ところで、「峻」のつくりの部分は「ぬきんでる」という意味である。「俊英」なんて単語があるが「ぬきんでた人」というのは「優れた人」であり、「口先がぬきんで」ていれば「教唆」で、「ぬきんでた山」というのは急だ、ということになるのであろうか。
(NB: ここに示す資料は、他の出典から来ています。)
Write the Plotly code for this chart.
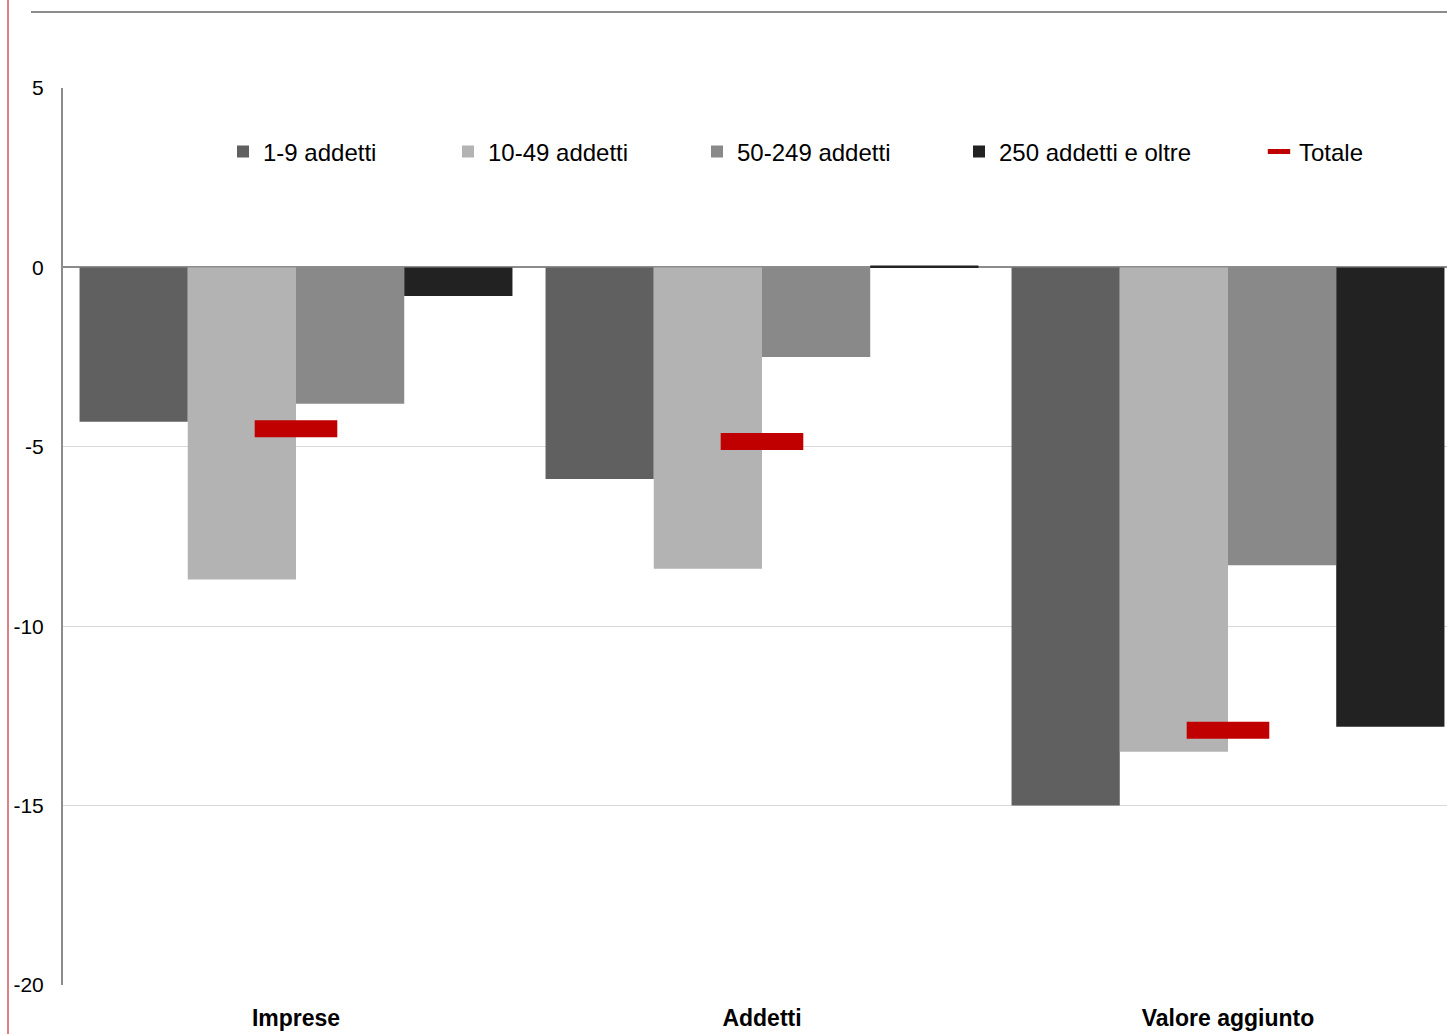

これと「賢」に関連を感じるのは考えすぎだろうなぁ。「賢し」には「健康だ」という意味もあるらしいんだけどさ。
「頭がいい」の「
さがし」は、秋田、岩手、青森 (津軽・南部とも)、北海道の例が見つかる。「
峻しい」と違って、地域的に固まっている。
言い忘れたが、「
さがし」の「
が」は濁音。鼻濁音では「探し」もしくは「佐賀市」になる。「急坂」の方の「
さがしい」で、「が」が濁音かどうかは不明。
大阪弁あたりの、「
ぼん、かしこいなぁ (坊主、頭がいいな)」あたりはまだ本来の雰囲気を残しているような気がするが、全国共通語としての「賢い」はどうだろう。ちょっと「ずるがしこい」の方に傾いていないか。「なるほど。それは賢いね」と言った場合、トリッキーな手法を指していはしないだろうか。
と思って
大辞林を引いてみたら、二番目の意味として「要領がいい」があった。なるほどねぇ。
「かしこい」に対応していそうなのとしては「
かしかい」「
はしかい」「
はじかい」というのが散見される。東海地方あたりのようだが、これは変形だろう。
となると「
はしこい」も関係あるのか、と連想されるのだが。
そういや富山から石川にかけて「
かたい」というのがある。「堅い」か。どちらかといえば、「いい子」という感じらしい。でも、福井で「
かたいけの」と言うと、お元気ですか、という意味。となると「賢しい」との類似が気になる。
「いい子」のことを「お利口さんね」などといったりする。これなんかまさに「賢い」である。やっぱり繋がってるのかなぁ。
手紙の最後に「かしこ」なんて書いたりする。女の人だけらしいが。これは「賢い」ではなく「かしこまる」の方である。
なーんてことをポロっと言うから「学者みたい」って言われるんだろうな。でも、常識じゃないか。
とか言うからスノッブとか言われちゃうんだよな。